> [DATA EXCERPT]:

▼▼▼

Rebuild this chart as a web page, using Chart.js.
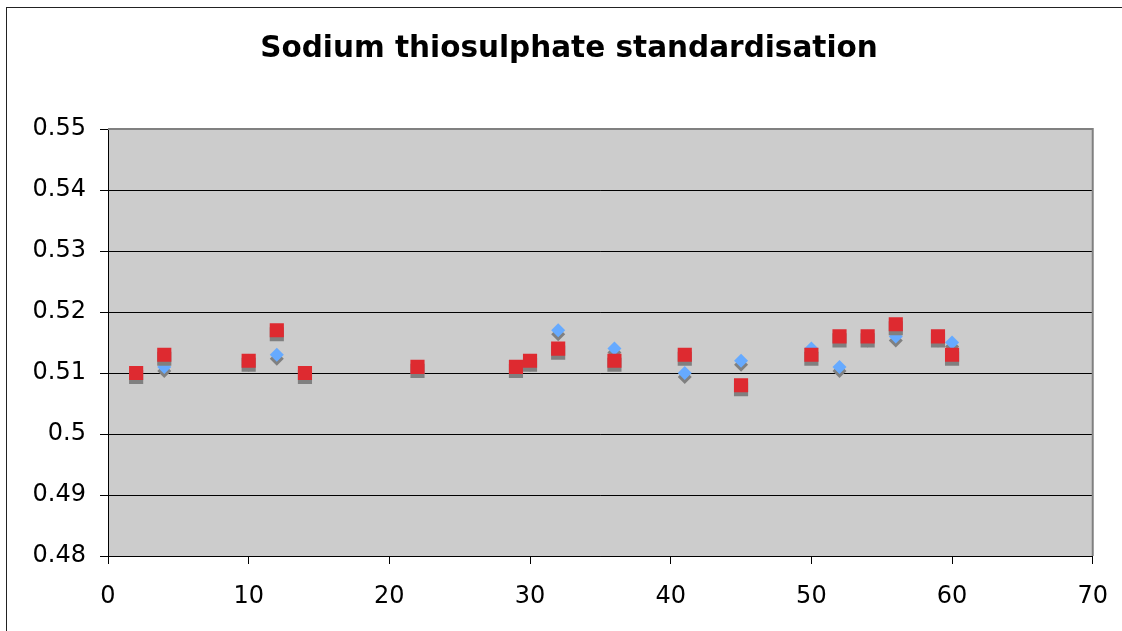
<!DOCTYPE html>
<html>
<head>
<meta charset="utf-8">
<script src="https://cdn.jsdelivr.net/npm/chart.js@4/dist/chart.umd.min.js"></script>
<style>
  html, body { margin: 0; padding: 0; background: #fff; }
  #wrap { width: 1122px; height: 631px; }
</style>
</head>
<body>
<div id="wrap"><canvas id="sodiumChart" width="1122" height="631"></canvas></div>
<script>
// sample numbers (x) and the two titration series
const samples = [2, 4, 10, 12, 14, 22, 29, 30, 32, 36, 41, 45, 50, 52, 54, 56, 59, 60];
const seriesBlue = [0.510, 0.511, 0.512, 0.513, 0.510, 0.511, 0.511, 0.512, 0.517, 0.514, 0.510, 0.512, 0.514, 0.511, 0.516, 0.516, 0.516, 0.515];
const seriesRed = [0.510, 0.513, 0.512, 0.517, 0.510, 0.511, 0.511, 0.512, 0.514, 0.512, 0.513, 0.508, 0.513, 0.516, 0.516, 0.518, 0.516, 0.513];
const yTickLabels = ['0.48', '0.49', '0.5', '0.51', '0.52', '0.53', '0.54', '0.55'];

const toPoints = (ys) => samples.map((x, i) => ({ x: x, y: ys[i] }));

// white page, outer chart border and grey plot area
const frame = {
    id: 'frame',
    beforeDraw(chart) {
        const c = chart.ctx, a = chart.chartArea;
        c.save();
        c.fillStyle = '#fff';
        c.fillRect(0, 0, chart.width, chart.height);
        c.strokeStyle = '#222';
        c.lineWidth = 1;
        c.strokeRect(6.5, 7.5, 1300, 800);
        c.fillStyle = '#cccccc';
        c.fillRect(a.left, a.top, a.right - a.left, a.bottom - a.top);
        c.restore();
    },
    afterDatasetsDraw(chart) {
        const c = chart.ctx, a = chart.chartArea;
        c.save();
        c.strokeStyle = '#808080';
        c.lineWidth = 2;
        c.beginPath();
        c.moveTo(a.left, a.top);
        c.lineTo(a.right, a.top);
        c.lineTo(a.right, a.bottom);
        c.stroke();
        c.restore();
    }
};

// Excel-like drop shadow under markers
const markerShadow = {
    id: 'markerShadow',
    beforeDatasetDraw(chart) {
        const c = chart.ctx;
        c.save();
        c.shadowColor = '#808080';
        c.shadowOffsetX = 0;
        c.shadowOffsetY = 4;
        c.shadowBlur = 0;
    },
    afterDatasetDraw(chart) {
        chart.ctx.restore();
    }
};

const ctx = document.getElementById('sodiumChart').getContext('2d');
const sodiumChart = new Chart(ctx, {
    type: 'scatter',
    data: {
        datasets: [{
            label: 'Series 1',
            data: toPoints(seriesBlue),
            pointStyle: 'rectRot',
            pointRadius: 7,
            backgroundColor: '#66aaff',
            borderWidth: 0,
            order: 1
        }, {
            label: 'Series 2',
            data: toPoints(seriesRed),
            pointStyle: 'rect',
            pointRadius: 10,
            backgroundColor: '#de2a30',
            borderWidth: 0,
            order: 0
        }]
    },
    options: {
        responsive: false,
        animation: false,
        layout: { padding: { left: 30, right: 14, top: 0, bottom: 0 } },
        plugins: {
            legend: { display: false },
            tooltip: { enabled: false },
            title: {
                display: true,
                text: 'Sodium thiosulphate standardisation',
                color: '#000',
                font: { family: 'DejaVu Sans', size: 29.5, weight: 'bold', lineHeight: 1.2 },
                padding: { top: 32, bottom: 61.6 }
            }
        },
        scales: {
            x: {
                type: 'linear',
                min: 0,
                max: 70,
                ticks: {
                    stepSize: 10,
                    color: '#000',
                    padding: 14,
                    font: { family: 'DejaVu Sans', size: 24, lineHeight: 1.55 }
                },
                grid: { drawOnChartArea: false, tickLength: 8, tickColor: '#000' },
                border: { color: '#000', width: 1 },
                afterFit(scale) { scale.height = 75; }
            },
            y: {
                min: 0.48,
                max: 0.55,
                ticks: {
                    stepSize: 0.01,
                    color: '#000',
                    padding: 14,
                    font: { family: 'DejaVu Sans', size: 24 },
                    callback: (v, i) => yTickLabels[i]
                },
                grid: {
                    color: (c) => c.index === yTickLabels.length - 1 ? 'transparent' : '#000',
                    tickColor: '#000',
                    tickLength: 8,
                    lineWidth: 1
                },
                border: { color: '#000', width: 1 },
                afterFit(scale) { scale.width = 78; }
            }
        }
    },
    plugins: [frame, markerShadow]
});
</script>
</body>
</html>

▲▲▲

> [GOAL]: Return only the lines from the start of the data through the line that contains "['0.48', '0.49', '0.5', '0.51', '0.52', '0.53', '0.54', '0.55'];", please, copying them exactly and omitting all pictures.

> [REPLY TO THE EXERCISE]:
Rebuild this chart as a web page, using Chart.js.
<!DOCTYPE html>
<html>
<head>
<meta charset="utf-8">
<script src="https://cdn.jsdelivr.net/npm/chart.js@4/dist/chart.umd.min.js"></script>
<style>
  html, body { margin: 0; padding: 0; background: #fff; }
  #wrap { width: 1122px; height: 631px; }
</style>
</head>
<body>
<div id="wrap"><canvas id="sodiumChart" width="1122" height="631"></canvas></div>
<script>
// sample numbers (x) and the two titration series
const samples = [2, 4, 10, 12, 14, 22, 29, 30, 32, 36, 41, 45, 50, 52, 54, 56, 59, 60];
const seriesBlue = [0.510, 0.511, 0.512, 0.513, 0.510, 0.511, 0.511, 0.512, 0.517, 0.514, 0.510, 0.512, 0.514, 0.511, 0.516, 0.516, 0.516, 0.515];
const seriesRed = [0.510, 0.513, 0.512, 0.517, 0.510, 0.511, 0.511, 0.512, 0.514, 0.512, 0.513, 0.508, 0.513, 0.516, 0.516, 0.518, 0.516, 0.513];
const yTickLabels = ['0.48', '0.49', '0.5', '0.51', '0.52', '0.53', '0.54', '0.55'];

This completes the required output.